Taking art to the people

Brinda Miller, who helms an annual multicultural festival in the city, believes that cities like Mumbai need to promote art and culture. She speaks to CS about the need to take art to the public:

Promotional Feature/Editor: Janhavi Samant

Change is constant
Every year, we come up with a theme but this time, we’re taking it more seriously. The theme is usually decided taking every member of the team in consideration and they all suggest something. This time, it was Parvin Dabas who suggested something to do with change. That sounded nice and there was mutual agreement on it. We like slightly broad themes, something that fits and has a message within one or two words, and what the public can easily understand.

Mumbai meri jaan
Mumbai has not only seen a lot of change, but it needs to see a lot of change as well. What Mumbai used to be, it is no more. And what it needs to be, is what we need to change. It is no longer as safe as it used to be. It is no longer as easy as it was to commute. The best thing about Mumbai is actually the people. There are all kinds of people here. The diversity has changed in itself. That’s what makes Mumbai such a great place.

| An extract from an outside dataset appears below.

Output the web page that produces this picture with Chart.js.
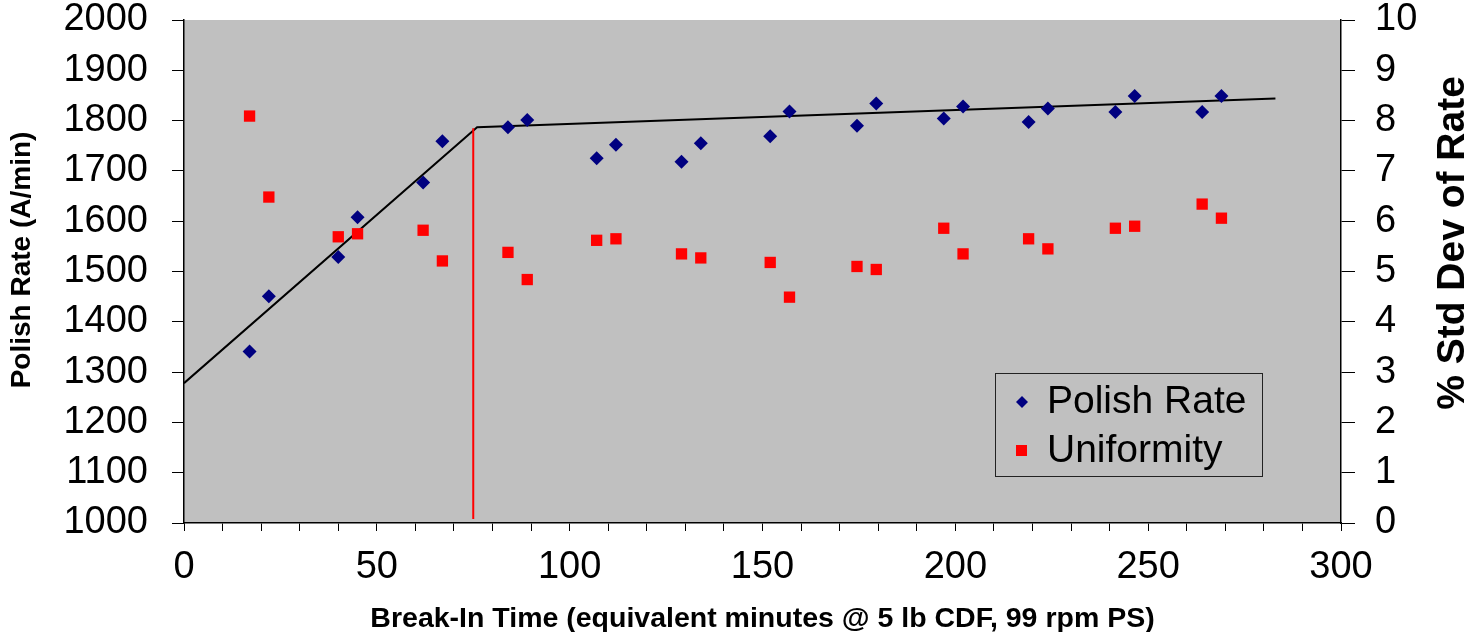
<!DOCTYPE html>
<html>
<head>
<meta charset="utf-8">
<script src="https://cdn.jsdelivr.net/npm/chart.js@4"></script>
<style>
  body { margin: 0; background: #fff; }
  #wrap { width: 1474px; height: 632px; }
</style>
</head>
<body>
<div id="wrap"><canvas id="rateChart"></canvas></div>
<script>
const breakInTime = [17, 22, 40, 45, 62, 67, 84, 89, 107, 112, 129, 134, 152, 157, 174.5, 179.5, 197, 202, 219, 224, 241.5, 246.5, 264, 269];
const polishRate = [1341, 1451, 1529, 1608, 1677, 1759, 1787, 1801, 1725, 1752, 1718, 1755, 1769, 1818, 1790, 1834, 1804, 1828, 1797, 1824, 1817, 1849, 1817, 1849];
const uniformity = [8.09, 6.48, 5.69, 5.75, 5.82, 5.21, 5.38, 4.84, 5.62, 5.65, 5.35, 5.27, 5.18, 4.49, 5.10, 5.04, 5.86, 5.35, 5.65, 5.45, 5.86, 5.90, 6.34, 6.06];

// two-segment fit: break-in ramp, then plateau
const fitX = [0, 76, 283];
const fitY = [1278, 1787, 1844];
// marker for end of break-in
const breakX = [75, 75];
const breakY = [1785, 1008];

const FONT = '"Liberation Sans", Arial, sans-serif';

function toPoints(xs, ys) {
    return xs.map((x, i) => ({ x: x, y: ys[i] }));
}

// side axes: fixed width, and keep the label padding from pushing the plot down
function fixSide(width) {
    return scale => {
        scale.width = width;
        scale.paddingTop = 20;
        scale.paddingBottom = 0;
    };
}

const plotBackground = {
    id: 'plotBackground',
    beforeDraw(chart) {
        const { ctx, chartArea: a } = chart;
        ctx.save();
        ctx.fillStyle = '#C0C0C0';
        ctx.fillRect(a.left, a.top, a.right - a.left, a.bottom - a.top);
        ctx.restore();
    }
};

// rotated side titles, drawn by hand so they can sit off-centre
const sideTitles = {
    id: 'sideTitles',
    afterDraw(chart) {
        const ctx = chart.ctx;
        ctx.save();
        ctx.fillStyle = '#000';
        ctx.textAlign = 'center';
        ctx.textBaseline = 'middle';
        ctx.translate(22, 260);
        ctx.rotate(-Math.PI / 2);
        ctx.font = 'bold 28px ' + FONT;
        ctx.fillText('Polish Rate (A/min)', 0, 0);
        ctx.restore();

        ctx.save();
        ctx.fillStyle = '#000';
        ctx.textAlign = 'center';
        ctx.textBaseline = 'middle';
        ctx.translate(1453, 243);
        ctx.rotate(-Math.PI / 2);
        ctx.font = 'bold 39px ' + FONT;
        ctx.fillText('% Std Dev of Rate', 0, 0);
        ctx.restore();
    }
};

// boxed legend sitting inside the plot
const boxLegend = {
    id: 'boxLegend',
    afterDraw(chart) {
        const ctx = chart.ctx;
        ctx.save();
        ctx.strokeStyle = '#222';
        ctx.lineWidth = 1;
        ctx.strokeRect(995.5, 373.5, 267, 103);
        ctx.font = '39px ' + FONT;
        ctx.fillStyle = '#000';
        ctx.textBaseline = 'middle';
        ctx.fillText('Polish Rate', 1047, 402);
        ctx.fillText('Uniformity', 1047, 451);
        ctx.fillStyle = '#000080';
        ctx.beginPath();
        ctx.moveTo(1016, 402);
        ctx.lineTo(1022, 396);
        ctx.lineTo(1028, 402);
        ctx.lineTo(1022, 408);
        ctx.closePath();
        ctx.fill();
        ctx.fillStyle = '#FF0000';
        ctx.fillRect(1016, 445, 11, 11);
        ctx.restore();
    }
};

function createChart() {
    const ctx = document.getElementById('rateChart').getContext('2d');
    new Chart(ctx, {
        type: 'scatter',
        data: {
            datasets: [
                {
                    label: 'Polish Rate',
                    data: toPoints(breakInTime, polishRate),
                    yAxisID: 'y',
                    pointStyle: 'rectRot',
                    pointRadius: 7,
                    pointHoverRadius: 7,
                    backgroundColor: '#000080',
                    borderColor: '#000080',
                    borderWidth: 0,
                    order: 1
                },
                {
                    label: 'Uniformity',
                    data: toPoints(breakInTime, uniformity),
                    yAxisID: 'y1',
                    pointStyle: 'rect',
                    pointRadius: 8,
                    pointHoverRadius: 8,
                    backgroundColor: '#FF0000',
                    borderColor: '#FF0000',
                    borderWidth: 0,
                    order: 1
                },
                {
                    label: 'fit',
                    data: toPoints(fitX, fitY),
                    yAxisID: 'y',
                    showLine: true,
                    pointRadius: 0,
                    borderColor: '#000',
                    borderWidth: 2,
                    order: 3
                },
                {
                    label: 'break',
                    data: toPoints(breakX, breakY),
                    yAxisID: 'y',
                    showLine: true,
                    pointRadius: 0,
                    borderColor: '#FF0000',
                    borderWidth: 2,
                    order: 2
                }
            ]
        },
        options: {
            responsive: true,
            maintainAspectRatio: false,
            animation: false,
            layout: { padding: 0 },
            plugins: {
                legend: { display: false },
                tooltip: { enabled: false }
            },
            scales: {
                x: {
                    type: 'linear',
                    min: 0,
                    max: 300,
                    afterFit(scale) { scale.height = 109; },
                    border: { color: '#000', width: 1.5 },
                    grid: { drawOnChartArea: false, tickLength: 8, color: '#000' },
                    ticks: {
                        stepSize: 10,
                        autoSkip: false,
                        maxRotation: 0,
                        padding: 18,
                        color: '#000',
                        font: { family: FONT, size: 38, lineHeight: 1 },
                        callback: v => (v % 50 === 0 ? String(v) : '')
                    },
                    title: {
                        display: true,
                        text: 'Break-In Time (equivalent minutes @ 5 lb CDF, 99 rpm PS)',
                        color: '#000',
                        font: { family: FONT, size: 28.5, weight: 'bold' },
                        padding: { top: -4, bottom: -4 }
                    }
                },
                y: {
                    position: 'left',
                    min: 1000,
                    max: 2000,
                    afterFit: fixSide(184),
                    border: { color: '#000', width: 1.5 },
                    grid: { drawOnChartArea: false, tickLength: 12, color: '#000' },
                    ticks: {
                        stepSize: 100,
                        padding: 24,
                        color: '#000',
                        font: { family: FONT, size: 38, lineHeight: 1 },
                        callback: v => String(v)
                    }
                },
                y1: {
                    position: 'right',
                    min: 0,
                    max: 10,
                    afterFit: fixSide(133),
                    border: { color: '#000', width: 1.5 },
                    grid: { drawOnChartArea: false, tickLength: 14, color: '#000' },
                    ticks: {
                        stepSize: 1,
                        padding: 20,
                        color: '#000',
                        font: { family: FONT, size: 38, lineHeight: 1 },
                        callback: v => String(v)
                    }
                }
            }
        },
        plugins: [plotBackground, sideTitles, boxLegend]
    });
}

window.onload = createChart;
</script>
</body>
</html>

Bringing art to the people
Mumbai is dying to have cultural festivals because there is such a lack of it. It’s a little bit of a fight to bring public art to the city. So far, we have had statues of leaders, but no real art as public art.

Art smart
The government needs to chip in when it comes to festivals like these. They also need to support us and make it easy for us as there is a lot of bureaucracy one has to work around. A festival like Edinburgh in Scotland gets a lot of government funding. For them, art and culture is a big deal. We have such a rich cultural heritage here, but it’s taken for granted. I think we should really look at promoting our artistic skills — not just with the help of funds — but also by moral support. Even that is enough.